The S&P technology index (.SPLRCT) dropped 2.3% which shows an indirect response from China’s economic slowdown.
China recently reported new increases in cases with South Korea becoming the latest hotspot with 100 new cases and a further 80 people being infected in Japan. “It’s creating a wild card” for companies and investors, said Peter Tuz, president of Chase Investment Counsel in Charlottesville, Virginia. “Going into a weekend not so long after the stock market was hitting highs, people are taking some money off the table.”

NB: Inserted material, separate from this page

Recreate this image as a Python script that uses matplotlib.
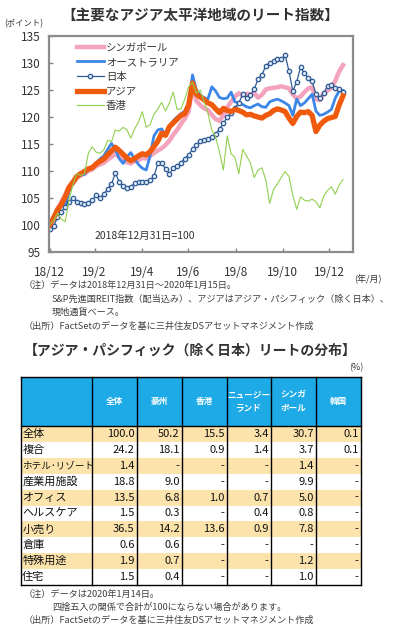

The following worries pushed Wall Street’s fears into overdrive as the CBOE volatility Index caused investors to safely park their assets as the VIX hit its highest closing level mark since Feb 3.
The Dow Jones Industrial Average (.DJI) dropped 227.57 points (-0.78%) to 28,992.41 while the S&P 500 (.SPX) lost 35.48 points (-1.05%) to 3,337.75 and the Nasdaq Composite .IXIC dropped 174.38 points (-1.79%) to 9,576.59. Certain reasons such as hopes of easing the monetary pain by major central banks further pushed the S&P 500 and the Nasdaq to all-time high earlier this week.
Volumes on U.S. exchanges were at 8.28 billion shares compared to the 7.66 billion average mark for the full session over the previous 20 days of training. In retrospect, the S&P 500 posted 30 new 52-week highs and 8 new lows while the Nasdaq Composite recorded 74 new highs and 59 new lows.